— BEGIN Collected material —

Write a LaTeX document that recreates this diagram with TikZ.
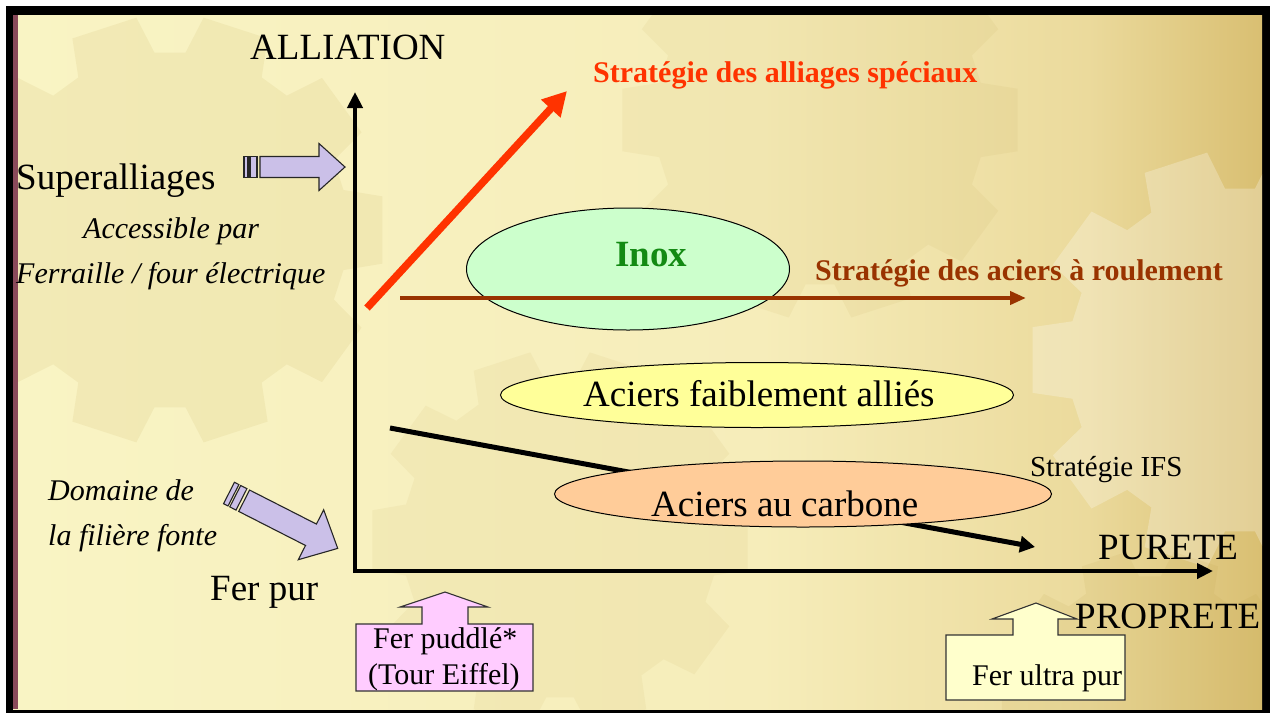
\documentclass[tikz,border=0pt]{standalone}
\usepackage{fontspec}
\setmainfont{Liberation Serif}
\usetikzlibrary{shapes.geometric,arrows.meta,calc}
\definecolor{bgL}{HTML}{F9F4C4}
\definecolor{bgM}{HTML}{F6EDBA}
\definecolor{bgR1}{HTML}{EBDA9C}
\definecolor{bgR}{HTML}{D9BF72}
\definecolor{gearc}{HTML}{B89A40}
\definecolor{stripc}{HTML}{8A4A5A}
\definecolor{redc}{HTML}{FF3300}
\definecolor{brownc}{HTML}{993300}
\definecolor{inoxc}{HTML}{CCFFCC}
\definecolor{faibc}{HTML}{FFFF99}
\definecolor{carbc}{HTML}{FFCC99}
\definecolor{lavc}{HTML}{CBC0E8}
\definecolor{pinkc}{HTML}{FFCCFF}
\definecolor{creamc}{HTML}{FFFFCC}
\definecolor{greenc}{HTML}{138A13}
\pgfdeclarehorizontalshading{bgshade}{100bp}{color(0bp)=(bgL); color(25bp)=(bgL); color(55bp)=(bgM); color(68bp)=(bgR1); color(75bp)=(bgR); color(100bp)=(bgR)}
\newcommand\gearpath[4]{($(#1,#2)+(-9:#3)$) \foreach \a in {0,36,...,324}{ -- ($(#1,#2)+(\a-9:#3)$) -- ($(#1,#2)+(\a+9:#3)$) -- ($(#1,#2)+(\a+13:#4)$) -- ($(#1,#2)+(\a+23:#4)$) } -- cycle}
\begin{document}
\begin{tikzpicture}[x=1pt,y=-1pt,
  big/.style={font=\fontsize{37}{40}\selectfont, inner sep=0pt, anchor=base west},
  mid/.style={font=\fontsize{30}{34}\selectfont, inner sep=0pt, anchor=base west},
  midit/.style={font=\fontsize{30}{34}\selectfont\itshape, inner sep=0pt, anchor=base west},
  strat/.style={font=\fontsize{30}{34}\selectfont\bfseries, inner sep=0pt, anchor=base west},
  ell/.style={ellipse, draw=black, line width=1pt, inner sep=0pt},
  axis/.style={line width=4.5pt, -{Triangle[length=16pt,width=15pt]}},
  purp/.style={fill=lavc, draw=black!85, line width=1.1pt, line join=miter},
  callout/.style={draw=black!80, line width=1.1pt}]
\useasboundingbox (0,0) rectangle (1274,713);
\fill[white] (0,0) rectangle (1274,713);
\fill[black] (6,6) rectangle (1270,713);
\shade[shading=bgshade] (13,15) rectangle (1262,709);
\begin{scope}
  \clip (13,15) rectangle (1262,709);
  \fill[gearc, opacity=0.10] \gearpath{170}{230}{215}{178};
  \fill[gearc, opacity=0.08] \gearpath{820}{120}{200}{165};
  \fill[gearc, opacity=0.08] \gearpath{560}{540}{190}{158};
  \fill[white, opacity=0.25] \gearpath{1240}{360}{210}{172};
  \fill[gearc, opacity=0.10] \gearpath{1150}{700}{150}{124};
\end{scope}
\fill[stripc] (13,15) rectangle (18,709);

% axes
\coordinate (O) at (355,571);
\coordinate (ytip) at (355,92);
\coordinate (xtip) at (1213,571);
\draw[axis] (355,573) -- (ytip);
\draw[axis] (353,571) -- (xtip);

% ellipses and strategy arrows
\node[ell, fill=inoxc, minimum width=323pt, minimum height=122pt] (inox) at (628,269) {};
\coordinate (r1) at (367,308);
\coordinate (r2) at (567,91);
\draw[redc, line width=7.5pt, -{Triangle[length=24pt,width=25pt]}] (r1) -- (r2);
\coordinate (b1) at (400,298);
\coordinate (b2) at (1026,298);
\draw[brownc, line width=4pt, -{Triangle[length=16pt,width=13pt]}] (b1) -- (b2);
\node[ell, fill=faibc, minimum width=513pt, minimum height=65pt] (faib) at (757,395) {};
\coordinate (k1) at (390,428);
\coordinate (k2) at (1035,547);
\draw[black, line width=5pt, -{Triangle[length=15pt,width=16pt]}] (k1) -- (k2);
\node[ell, fill=carbc, minimum width=497pt, minimum height=66pt] (carb) at (803,494) {};

% texts
\node[big] (alliation) at (250,59) {ALLIATION};
\node[strat, text=redc] (sas) at (593,82) {Stratégie des alliages spéciaux};
\node[big] (superall) at (16,189) {Superalliages};
\node[midit] (acc) at (83,238) {Accessible par};
\node[midit] (ferr) at (16,283) {Ferraille / four électrique};
\node[font=\fontsize{37}{40}\selectfont\bfseries, inner sep=0pt, anchor=base west, text=greenc] (inoxt) at (615,266) {Inox};
\node[strat, text=brownc] (sar) at (815,280) {Stratégie des aciers à roulement};
\node[big] (faibt) at (583,406) {Aciers faiblement alliés};
\node[font=\fontsize{29}{33}\selectfont, inner sep=0pt, anchor=base west] (ifs) at (1030,476) {Stratégie IFS};
\node[midit] (dom1) at (48,500) {Domaine de};
\node[midit] (dom2) at (48,545) {la filière fonte};
\node[big] (carbt) at (651,516) {Aciers au carbone};
\node[big] (purete) at (1098,559) {PURETE};
\node[big] (ferpur) at (210,600) {Fer pur};

% purple arrows
\begin{scope}[shift={(244,167)}]
  \draw[purp] (0,-10.5) rectangle (4,10.5);
  \draw[purp] (6,-10.5) rectangle (13,10.5);
  \draw[purp] (16,-10.5) -- (75,-10.5) -- (75,-23.5) -- (101,0) -- (75,23.5) -- (75,10.5) -- (16,10.5) -- cycle;
\end{scope}
\begin{scope}[shift={(229,493)}, rotate=-27]
  \draw[purp] (0,-12) rectangle (5,12);
  \draw[purp] (7,-12) rectangle (14,12);
  \draw[purp] (17,-12) -- (92,-12) -- (92,-28) -- (122,0) -- (92,28) -- (92,12) -- (17,12) -- cycle;
\end{scope}

% callouts
\draw[callout, fill=pinkc] (356,624) -- (422,624) -- (422,607) -- (400,607) -- (445,592) -- (488,607) -- (468,607) -- (468,624) -- (533,624) -- (533,691) -- (356,691) -- cycle;
\node[mid] (pud1) at (373,648) {Fer puddlé*};
\node[mid] (pud2) at (368,684) {(Tour Eiffel)};
\draw[callout, fill=creamc] (946,635) -- (1013,635) -- (1013,619) -- (992,619) -- (1036,603) -- (1077,619) -- (1058,619) -- (1058,635) -- (1125,635) -- (1125,700) -- (946,700) -- cycle;
\node[mid] (ultra) at (972,685) {Fer ultra pur};
\node[big] (proprete) at (1075,628) {PROPRETE};
\end{tikzpicture}
\end{document}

— END Collected material —

**Your goal:** Skip the images and write out the rest of the listing exactly.

**Solution to this task:**
Write a LaTeX document that recreates this diagram with TikZ.
\documentclass[tikz,border=0pt]{standalone}
\usepackage{fontspec}
\setmainfont{Liberation Serif}
\usetikzlibrary{shapes.geometric,arrows.meta,calc}
\definecolor{bgL}{HTML}{F9F4C4}
\definecolor{bgM}{HTML}{F6EDBA}
\definecolor{bgR1}{HTML}{EBDA9C}
\definecolor{bgR}{HTML}{D9BF72}
\definecolor{gearc}{HTML}{B89A40}
\definecolor{stripc}{HTML}{8A4A5A}
\definecolor{redc}{HTML}{FF3300}
\definecolor{brownc}{HTML}{993300}
\definecolor{inoxc}{HTML}{CCFFCC}
\definecolor{faibc}{HTML}{FFFF99}
\definecolor{carbc}{HTML}{FFCC99}
\definecolor{lavc}{HTML}{CBC0E8}
\definecolor{pinkc}{HTML}{FFCCFF}
\definecolor{creamc}{HTML}{FFFFCC}
\definecolor{greenc}{HTML}{138A13}
\pgfdeclarehorizontalshading{bgshade}{100bp}{color(0bp)=(bgL); color(25bp)=(bgL); color(55bp)=(bgM); color(68bp)=(bgR1); color(75bp)=(bgR); color(100bp)=(bgR)}
\newcommand\gearpath[4]{($(#1,#2)+(-9:#3)$) \foreach \a in {0,36,...,324}{ -- ($(#1,#2)+(\a-9:#3)$) -- ($(#1,#2)+(\a+9:#3)$) -- ($(#1,#2)+(\a+13:#4)$) -- ($(#1,#2)+(\a+23:#4)$) } -- cycle}
\begin{document}
\begin{tikzpicture}[x=1pt,y=-1pt,
  big/.style={font=\fontsize{37}{40}\selectfont, inner sep=0pt, anchor=base west},
  mid/.style={font=\fontsize{30}{34}\selectfont, inner sep=0pt, anchor=base west},
  midit/.style={font=\fontsize{30}{34}\selectfont\itshape, inner sep=0pt, anchor=base west},
  strat/.style={font=\fontsize{30}{34}\selectfont\bfseries, inner sep=0pt, anchor=base west},
  ell/.style={ellipse, draw=black, line width=1pt, inner sep=0pt},
  axis/.style={line width=4.5pt, -{Triangle[length=16pt,width=15pt]}},
  purp/.style={fill=lavc, draw=black!85, line width=1.1pt, line join=miter},
  callout/.style={draw=black!80, line width=1.1pt}]
\useasboundingbox (0,0) rectangle (1274,713);
\fill[white] (0,0) rectangle (1274,713);
\fill[black] (6,6) rectangle (1270,713);
\shade[shading=bgshade] (13,15) rectangle (1262,709);
\begin{scope}
  \clip (13,15) rectangle (1262,709);
  \fill[gearc, opacity=0.10] \gearpath{170}{230}{215}{178};
  \fill[gearc, opacity=0.08] \gearpath{820}{120}{200}{165};
  \fill[gearc, opacity=0.08] \gearpath{560}{540}{190}{158};
  \fill[white, opacity=0.25] \gearpath{1240}{360}{210}{172};
  \fill[gearc, opacity=0.10] \gearpath{1150}{700}{150}{124};
\end{scope}
\fill[stripc] (13,15) rectangle (18,709);

% axes
\coordinate (O) at (355,571);
\coordinate (ytip) at (355,92);
\coordinate (xtip) at (1213,571);
\draw[axis] (355,573) -- (ytip);
\draw[axis] (353,571) -- (xtip);

% ellipses and strategy arrows
\node[ell, fill=inoxc, minimum width=323pt, minimum height=122pt] (inox) at (628,269) {};
\coordinate (r1) at (367,308);
\coordinate (r2) at (567,91);
\draw[redc, line width=7.5pt, -{Triangle[length=24pt,width=25pt]}] (r1) -- (r2);
\coordinate (b1) at (400,298);
\coordinate (b2) at (1026,298);
\draw[brownc, line width=4pt, -{Triangle[length=16pt,width=13pt]}] (b1) -- (b2);
\node[ell, fill=faibc, minimum width=513pt, minimum height=65pt] (faib) at (757,395) {};
\coordinate (k1) at (390,428);
\coordinate (k2) at (1035,547);
\draw[black, line width=5pt, -{Triangle[length=15pt,width=16pt]}] (k1) -- (k2);
\node[ell, fill=carbc, minimum width=497pt, minimum height=66pt] (carb) at (803,494) {};

% texts
\node[big] (alliation) at (250,59) {ALLIATION};
\node[strat, text=redc] (sas) at (593,82) {Stratégie des alliages spéciaux};
\node[big] (superall) at (16,189) {Superalliages};
\node[midit] (acc) at (83,238) {Accessible par};
\node[midit] (ferr) at (16,283) {Ferraille / four électrique};
\node[font=\fontsize{37}{40}\selectfont\bfseries, inner sep=0pt, anchor=base west, text=greenc] (inoxt) at (615,266) {Inox};
\node[strat, text=brownc] (sar) at (815,280) {Stratégie des aciers à roulement};
\node[big] (faibt) at (583,406) {Aciers faiblement alliés};
\node[font=\fontsize{29}{33}\selectfont, inner sep=0pt, anchor=base west] (ifs) at (1030,476) {Stratégie IFS};
\node[midit] (dom1) at (48,500) {Domaine de};
\node[midit] (dom2) at (48,545) {la filière fonte};
\node[big] (carbt) at (651,516) {Aciers au carbone};
\node[big] (purete) at (1098,559) {PURETE};
\node[big] (ferpur) at (210,600) {Fer pur};

% purple arrows
\begin{scope}[shift={(244,167)}]
  \draw[purp] (0,-10.5) rectangle (4,10.5);
  \draw[purp] (6,-10.5) rectangle (13,10.5);
  \draw[purp] (16,-10.5) -- (75,-10.5) -- (75,-23.5) -- (101,0) -- (75,23.5) -- (75,10.5) -- (16,10.5) -- cycle;
\end{scope}
\begin{scope}[shift={(229,493)}, rotate=-27]
  \draw[purp] (0,-12) rectangle (5,12);
  \draw[purp] (7,-12) rectangle (14,12);
  \draw[purp] (17,-12) -- (92,-12) -- (92,-28) -- (122,0) -- (92,28) -- (92,12) -- (17,12) -- cycle;
\end{scope}

% callouts
\draw[callout, fill=pinkc] (356,624) -- (422,624) -- (422,607) -- (400,607) -- (445,592) -- (488,607) -- (468,607) -- (468,624) -- (533,624) -- (533,691) -- (356,691) -- cycle;
\node[mid] (pud1) at (373,648) {Fer puddlé*};
\node[mid] (pud2) at (368,684) {(Tour Eiffel)};
\draw[callout, fill=creamc] (946,635) -- (1013,635) -- (1013,619) -- (992,619) -- (1036,603) -- (1077,619) -- (1058,619) -- (1058,635) -- (1125,635) -- (1125,700) -- (946,700) -- cycle;
\node[mid] (ultra) at (972,685) {Fer ultra pur};
\node[big] (proprete) at (1075,628) {PROPRETE};
\end{tikzpicture}
\end{document}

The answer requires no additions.